Identification and characterization of p137 a differentially regulated cardiac marker of embryonic trichloroethylene exposure

Abstract

Embryonic trichloroethylene (TCE) exposure was previously shown to be associated with an increased incidence of cardiac birth defects. Although embryo data are lacking exposure studies on adult animals show an association between halogenated hydrocarbon exposure and modifications in gene expression. The present study was undertaken to identify embryonic mRNA transcripts differentially expressed following TCE or metabolite exposure. This study identified numerous differentially regulated transcripts following halogenated hydrocarbon exposure. Examples of upregulated transcripts include stress responsive genes (Hsp 70, Hsp 70 cognate), a Ca²⁺-ATPase, calreticulin and serum response factor while downregulated transcripts include Midkine (RARP), numerous ribosomal proteins (8s, 18s, 24s), p137 and vimentin. p137 was a candidate sequence marked for further study to determine whether this sequence could be utilized as a molecular marker of TCE exposure. p137 showed a correlation between increased levels of maternal TCE exposure and decreased levels of transcript expressed in E11 fetal tissue. Immunohistochemical staining using an affinity purified antibody to p137 demonstrates widespread expression in rat E11 and chicken St. 17 embryos. p137 protein is broadly expressed in chicken St. 13 through St. 22 heart, but by St. 29 becomes more restricted in the ventricular myocardium with continued endocardial expression. At stages between St. 13 and St. 17 in chick embryos the ectodermal epithelium, yolk sac epithelium, dermatome, developing optic vesicle and neural tube express p137 protein. To explore potential function of p137, atrioventricular explants were exposed to affinity purified p137 antibody. Results show that p137 antibody treatment blocks epithelial-mesenchymal transformation of endothelial cells in-vitro.
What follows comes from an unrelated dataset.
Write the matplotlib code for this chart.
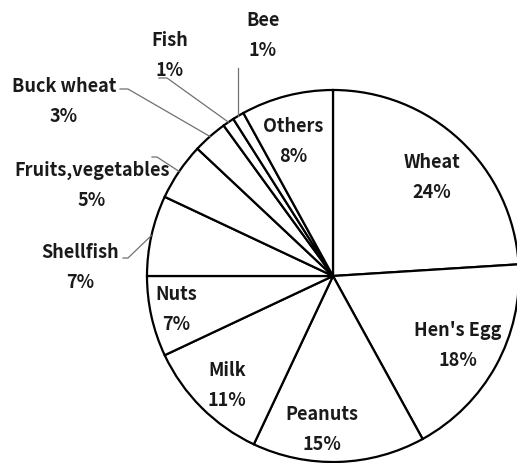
import numpy as np
import matplotlib
matplotlib.use("Agg")
import matplotlib.pyplot as plt

# ── Data ─────────────────────────────────────────────────────────────────────
categories = ["Wheat", "Hen's Egg", "Peanuts", "Milk", "Nuts", "Shellfish",
              "Fruits,vegetables", "Buck wheat", "Fish", "Bee", "Others"]
shares = [24, 18, 15, 11, 7, 7, 5, 3, 1, 1, 8]

W, H = 517, 463
CX, CY, R = 333, 276, 186

# label centre (name line, pixel coords from top-left)
label_pos = {
    "Wheat": (432, 163), "Hen's Egg": (458, 330), "Peanuts": (322, 414),
    "Milk": (227, 370), "Nuts": (176, 295), "Shellfish": (80, 253),
    "Fruits,vegetables": (92, 170), "Buck wheat": (64, 87),
    "Fish": (170, 40), "Bee": (263, 20), "Others": (293, 127),
}
# leader line start (pixel coords), for the labels outside the pie
leader_start = {
    "Shellfish": [(123, 258), (128, 258)],
    "Fruits,vegetables": [(152, 157), (157, 157)],
    "Buck wheat": [(120, 89), (128, 89)],
    "Fish": [(159, 78), (167, 78)],
    "Bee": [(237, 68)],
}

plt.rcParams["font.family"] = ["Noto Sans CJK JP", "DejaVu Sans"]

fig = plt.figure(figsize=(W / 100, H / 100), dpi=100)
ax = fig.add_axes([0, 0, 1, 1])

wedges, _ = ax.pie(shares, center=(CX, H - CY), radius=R, startangle=90,
                   counterclock=False,
                   wedgeprops=dict(facecolor="white", edgecolor="black",
                                   linewidth=1.6))
ax.set_xlim(0, W)
ax.set_ylim(0, H)
ax.set_aspect("equal")
ax.axis("off")

for name, val, w in zip(categories, shares, wedges):
    x, y = label_pos[name]
    ax.text(x, H - y, name, ha="center", va="center", fontsize=13,
            fontweight="bold", color="#1a1a1a")
    ax.text(x, H - y - 30, f"{val}%", ha="center", va="center", fontsize=13,
            fontweight="bold", color="#1a1a1a")
    if name in leader_start:
        mid = np.deg2rad((w.theta1 + w.theta2) / 2)
        ex, ey = CX + R * np.cos(mid), H - CY + R * np.sin(mid)
        pts = [(px, H - py) for px, py in leader_start[name]] + [(ex, ey)]
        if name == "Bee":
            pts = [(ex, pts[0][1]), (ex, ey)]
        xs, ys = zip(*pts)
        ax.plot(xs, ys, color="#707070", lw=0.9)

fig.savefig("out.png", dpi=100)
This study shows that p137 is expressed during rat and chicken mid-gestation in heart and other epithelial tissue derivatives and appears to play a role in the epithelial-mesenchymal transformation of the cardiac atrioventricular cushions. p137 is identified as a useful marker of developmental exposure to halogenated hydrocarbons and its altered expression may contribute to the phenotype of the affected heart.